Só quando eu havia tomado banho e ia para a próxima aula entorpecida como num sonho foi que me lembrei de que Joe não era exatamente um homem livre. Quero dizer, se os boatos fossem verdade, ele estava apaixonado por Petra...
... e minha prima estava loucamente apaixonada por ele.
Louca o bastante para fazer um boneco dele e cravar alfinetes.
O que significava que, se eu fizesse alguma coisa para desagradá-la, tipo ir para um souvlaki com o cara de quem ela gostava, nada iria impedi-la de fazer a mesma coisa comigo.
Não que aquilo com o boneco fosse dar em alguma coisa, mas mesmo assim não era uma coisa legal.
E eu tinha certeza de que não seria meus pensamentos que ela estaria furando.

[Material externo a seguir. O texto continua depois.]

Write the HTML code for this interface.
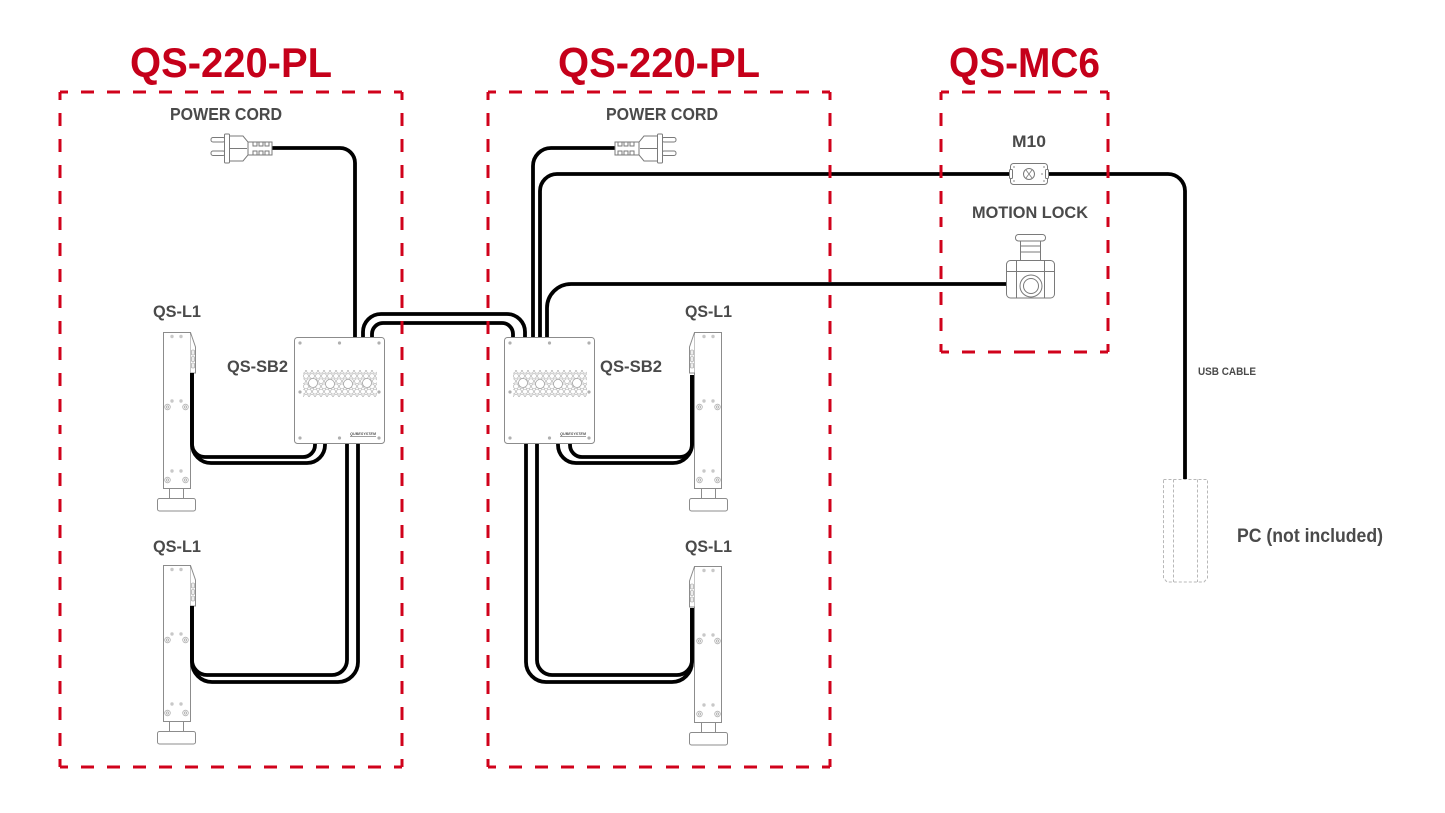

No entanto, lembrando o modo como os olhos castanhos de Joe haviam rido para os meus na linha de chegada da educação física naquele dia, descobri que nem me importava. Não me importava se Miley tinha uma obcessão por ele. E não me importava se ele, por sua vez, amava Petra. Pois ele havia me chamado para um souvlaki, e não elas.
Para ver como eu tinha ido longe.
Seria de imaginar, dada minha experiência de vida, que eu reconheceria os sinais de alerta.
Mas isso só serve para mostrar como minha sorte é um horror.